Copy exactly the lines from the start of the material through the line with "import plotly.graph_objects as go". Pictures stay out of the copy.

>> START

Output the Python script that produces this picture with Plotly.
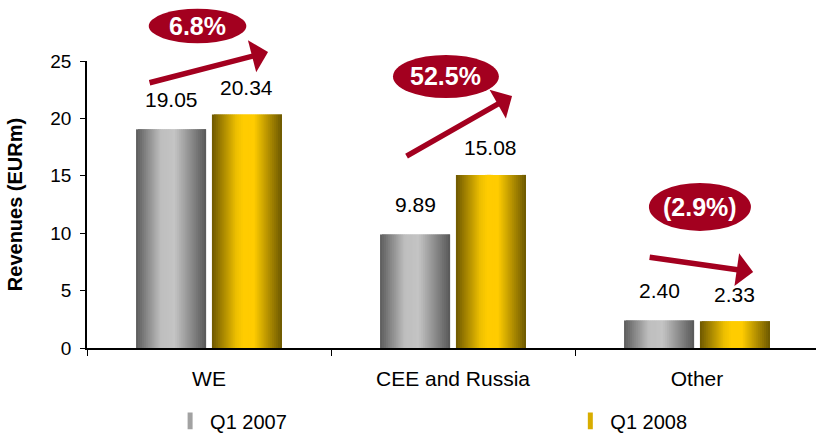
import plotly.graph_objects as go

categories = ["WE", "CEE and Russia", "Other"]
series_names = ["Q1 2007", "Q1 2008"]
q1_2007 = [19.05, 9.89, 2.40]
q1_2008 = [20.34, 15.08, 2.33]
value_labels_2007 = ["19.05", "9.89", "2.40"]
value_labels_2008 = ["20.34", "15.08", "2.33"]
growth_labels = ["6.8%", "52.5%", "(2.9%)"]
y_ticks = [0, 5, 10, 15, 20, 25]

FONT = "Liberation Sans, Arial, sans-serif"
RED = "#a3001f"

# gradient stops (position, rgb) across each bar, left to right
gray_stops = [(0.0, (92, 92, 92)), (0.35, (190, 190, 190)), (0.55, (196, 196, 196)), (1.0, (88, 88, 88))]
gold_stops = [(0.0, (110, 88, 0)), (0.35, (238, 192, 0)), (0.45, (255, 204, 0)), (0.6, (255, 204, 0)), (1.0, (108, 88, 0))]
legend_colors = ["#a2a2a2", "#d8ad00"]


def interp(stops, t):
    for (p0, c0), (p1, c1) in zip(stops[:-1], stops[1:]):
        if p0 <= t <= p1:
            f = 0 if p1 == p0 else (t - p0) / (p1 - p0)
            c = [round(a + (b - a) * f) for a, b in zip(c0, c1)]
            return "rgb(%d,%d,%d)" % tuple(c)
    c = stops[-1][1]
    return "rgb(%d,%d,%d)" % c


BAR_W = 0.287
GAP = 0.012
N = 36

fig = go.Figure()
for k, (vals, name, stops, start) in enumerate([
    (q1_2007, series_names[0], gray_stops, -GAP - BAR_W),
    (q1_2008, series_names[1], gold_stops, GAP),
]):
    sw = BAR_W / N
    for i in range(N):
        t = (i + 0.5) / N
        w = sw if i == N - 1 else sw * 2
        fig.add_trace(go.Bar(
            x=categories, y=vals,
            offset=start + i * sw, width=w,
            marker=dict(color=interp(stops, t), line=dict(width=0)),
            name=name, legendgroup=name, showlegend=False,
            hoverinfo="skip",
        ))
    # legend proxy (narrow upright swatch like the original)
    fig.add_trace(go.Scatter(
        x=[None], y=[None], mode="markers", name=name, legendgroup=name,
        legend="legend" if k == 0 else "legend2",
        marker=dict(symbol="line-ns", size=12, line=dict(width=8, color=legend_colors[k])),
    ))

annotations = []
# value labels
for i in range(len(categories)):
    annotations.append(dict(x=i - GAP - BAR_W / 2, y=q1_2007[i], xref="x", yref="y",
                            text=value_labels_2007[i], showarrow=False, yshift=30,
                            font=dict(size=21, color="black", family=FONT)))
    annotations.append(dict(x=i + GAP + BAR_W / 2, y=q1_2008[i], xref="x", yref="y",
                            text=value_labels_2008[i], showarrow=False, yshift=27,
                            font=dict(size=21, color="black", family=FONT)))

# growth ellipses (x in category units, y in paper units)
ellipses = [(-0.047, 0.40, 1.062, 1.182), (0.971, 0.434, 0.871, 1.021), (2.012, 0.418, 0.408, 0.575)]
shapes = []
for (cx, w, y0, y1), lab in zip(ellipses, growth_labels):
    shapes.append(dict(type="circle", xref="x", yref="paper", x0=cx - w / 2, x1=cx + w / 2,
                       y0=y0, y1=y1, fillcolor=RED, line=dict(width=0), layer="above"))
    annotations.append(dict(x=cx, y=(y0 + y1) / 2, xref="x", yref="paper", text="<b>%s</b>" % lab,
                            showarrow=False, yanchor="middle",
                            font=dict(size=25, color="white", family=FONT)))

# arrows: tip position + tail offset in px
arrows = [(0.242, 1.031, -120, 31), (1.242, 0.878, -107, 61), (2.230, 0.265, -105, -15)]
for x, y, ax, ay in arrows:
    annotations.append(dict(x=x, y=y, xref="x", yref="paper", ax=ax, ay=ay, text="",
                            showarrow=True, arrowhead=1, arrowsize=1.0, arrowwidth=5.5,
                            arrowcolor=RED, standoff=0))

legend_common = dict(orientation="h", y=-0.254, xanchor="left", yanchor="middle",
                     font=dict(size=20, family=FONT), bgcolor="rgba(0,0,0,0)")

fig.update_layout(
    width=816, height=435,
    margin=dict(l=87, r=0, t=61, b=87, autoexpand=False),
    paper_bgcolor="white", plot_bgcolor="white",
    barmode="overlay",
    font=dict(family=FONT, size=18, color="black"),
    shapes=shapes,
    annotations=annotations,
    legend=dict(x=0.114, **legend_common),
    legend2=dict(x=0.663, **legend_common),
    xaxis=dict(type="category", categoryorder="array", categoryarray=categories,
               range=[-0.5, -0.5 + 729 / 244], showline=True, linecolor="black", linewidth=1.5,
               ticks="outside", tickson="boundaries", ticklen=6, tickcolor="black",
               showgrid=False, tickfont=dict(size=21, family=FONT), ticklabelstandoff=11),
    yaxis=dict(range=[0, 25], tickvals=y_ticks, showline=True, linecolor="black", linewidth=1.5,
               ticks="outside", ticklen=5, tickcolor="black", showgrid=False, zeroline=False,
               tickfont=dict(size=19, family=FONT), ticklabelstandoff=5,
               title=dict(text="<b>Revenues (EURm)</b>", font=dict(size=20, family=FONT), standoff=22)),
)

fig.write_html("out.html", config={"displayModeBar": False},
               post_script="document.body.style.margin='0';document.body.style.overflow='hidden';")
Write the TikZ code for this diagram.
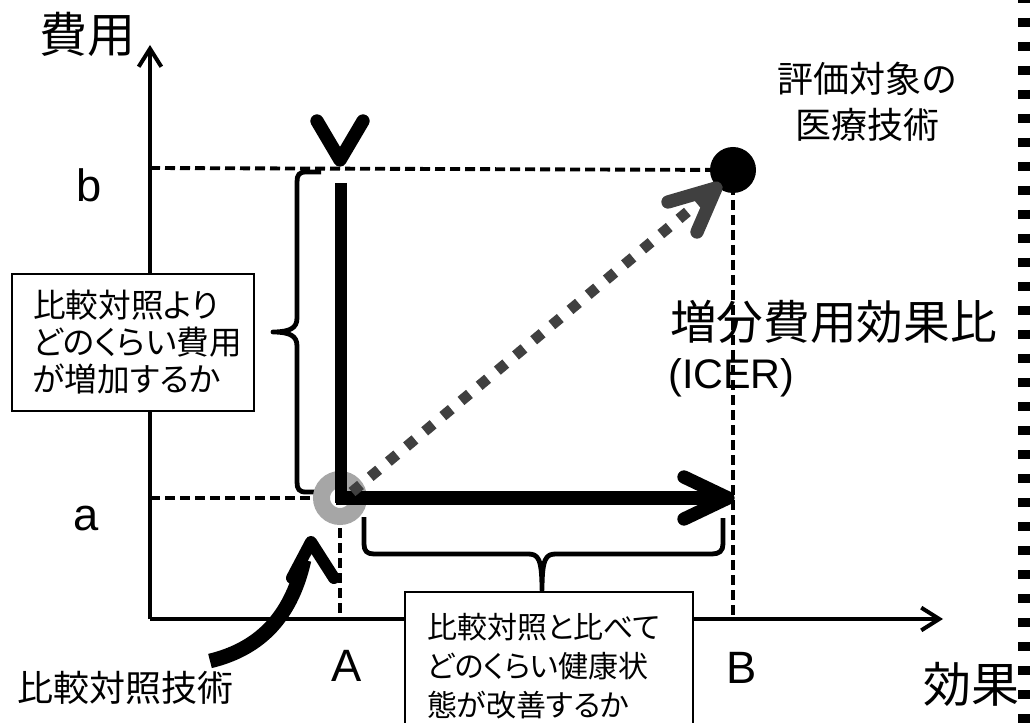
\documentclass[tikz,border=0pt]{standalone}
\usepackage{fontspec}
\setmainfont{Liberation Sans}
\newfontfamily\jp{Noto Sans CJK JP}
\newfontfamily\jpp[RawFeature=+palt]{Noto Sans CJK JP}
\usetikzlibrary{arrows.meta}
\definecolor{ringgray}{HTML}{A6A6A6}
\definecolor{darkgray}{HTML}{404040}
\tikzset{
  axisline/.style={line width=3pt,-{Straight Barb[length=13.5pt,width=17pt]}},
  guide/.style={line width=2.9pt,dash pattern=on 7.5pt off 3.75pt},
  boldline/.style={line width=10pt},
  chev/.style={line width=10pt,line cap=round,line join=round},
  bracepath/.style={line width=3.6pt,line join=round},
  tbox/.style={draw,line width=2pt,fill=white,align=left},
  biglabel/.style={font=\jp\fontsize{36pt}{36pt}\selectfont,inner sep=0},
  midlabel/.style={font=\jp\fontsize{27pt}{34.5pt}\selectfont,inner sep=0,align=center},
  latinlabel/.style={font=\fontsize{34pt}{34pt}\selectfont,inner sep=0},
}
\begin{document}
\begin{tikzpicture}[x=0.75pt,y=-0.75pt]
\useasboundingbox (0,0) rectangle (1031,723);
\clip (0,0) rectangle (1031,723);
% right dotted border
\coordinate (bt) at (1024,-6);
\coordinate (bb) at (1024,740);
\draw[line width=9pt,dash pattern=on 6.75pt off 11.25pt] (bt) -- (bb);
% coordinates
\coordinate (O) at (150,619);
\coordinate (ytip) at (150,45);
\coordinate (xtip) at (943,619);
\coordinate (yb) at (150,168);
\coordinate (ya) at (150,498);
\coordinate (xA) at (340,619);
\coordinate (xB) at (733,619);
% axes
\draw[axisline] (O) -- (ytip);
\draw[axisline] (O) -- (xtip);
% points
\node[circle,fill=black,minimum size=34.5pt,inner sep=0] (evalpt) at (733,170) {};
\coordinate (refc) at (340,498);
% guides
\draw[guide] (yb) -- (evalpt.center);
\draw[guide] (ya) -- (refc);
\draw[guide] (refc) -- (xA);
\draw[guide] (evalpt.center) -- (xB);
% boxes
\node[tbox,minimum width=181.5pt,minimum height=102.75pt,inner xsep=15.75pt,text width=150pt,
  font=\jpp\fontsize{24.5pt}{27.75pt}\selectfont] (costbox) at (133,342.5)
  {比較対照より\\どのくらい費用\\が増加するか};
\node[tbox,minimum width=216pt,minimum height=111pt,inner xsep=16.5pt,text width=183pt,
  font=\jpp\fontsize{22.5pt}{29pt}\selectfont] (effbox) at (549,666)
  {比較対照と比べて\\どのくらい健康状\\態が改善するか};
% braces
\draw[bracepath] (321,172) -- (306,172) .. controls (299,172) and (297,175) .. (297,182)
  -- (297,318) .. controls (297,328) and (290,332) .. (273,332)
  .. controls (290,332) and (297,336) .. (297,346)
  -- (297,482) .. controls (297,489) and (299,492) .. (306,492) -- (322,492);
\draw[bracepath] (364,517) -- (364,544) .. controls (364,551) and (367,554) .. (374,554)
  -- (528,554) .. controls (538,554) and (542,558) .. (542,590)
  .. controls (542,558) and (546,554) .. (556,554)
  -- (712,554) .. controls (719,554) and (723,551) .. (723,544) -- (723,518);
% reference ring
\node[circle,draw=ringgray,line width=12.75pt,fill=white,minimum size=27.75pt,inner sep=0] (refpt) at (refc) {};
% thick black lines
\coordinate (vtop) at (341,183);
\coordinate (vbot) at (341,503);
\draw[line width=9pt] (vtop) -- (vbot);
\coordinate (hstart) at (336,498);
\coordinate (htip) at (728,498);
\draw[boldline] (hstart) -- (724,498);
\draw[chev] (684,477) -- (htip) -- (684,519);
\coordinate (vapex) at (340,160);
\draw[chev] (317,121) -- (vapex) -- (363,121);
% gray dotted diagonal
\coordinate (dstart) at (352,492);
\coordinate (dtip) at (716,188);
\draw[darkgray,line width=8pt,dash pattern=on 8.25pt off 9.5pt] (dstart) -- (710,193);
\draw[chev,darkgray] (668,202) -- (dtip) -- (697,232);
% curved arrow to reference
\coordinate (ctail) at (210,661);
\coordinate (chead) at (311,542);
\draw[line width=11pt] (ctail) .. controls (255,650) and (290,622) .. (304,560);
\draw[chev,line width=9pt] (292,578) -- (chead) -- (334,578);
% labels
\node[biglabel] (ylab) at (87,34) {費用};
\node[biglabel] (xlab) at (971,684) {効果};
\node[latinlabel] (lb) at (89,185) {b};
\node[latinlabel] (la) at (86,519) {a};
\node[latinlabel] (lA) at (347,666) {A};
\node[latinlabel] (lB) at (742,668) {B};
\node[midlabel] (reflab) at (125,688) {比較対照技術};
\node[midlabel] (evallab) at (867,102) {評価対象の\\医療技術};
\node[font=\jp\fontsize{35pt}{35pt}\selectfont,inner sep=0,anchor=west] (icerjp) at (670,322) {増分費用効果比};
\node[font=\fontsize{31pt}{31pt}\selectfont,inner sep=0,anchor=west] (icer) at (668,378) {(ICER)};
\end{tikzpicture}
\end{document}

>> END

> **Exercise answer**
Output the Python script that produces this picture with Plotly.
import plotly.graph_objects as go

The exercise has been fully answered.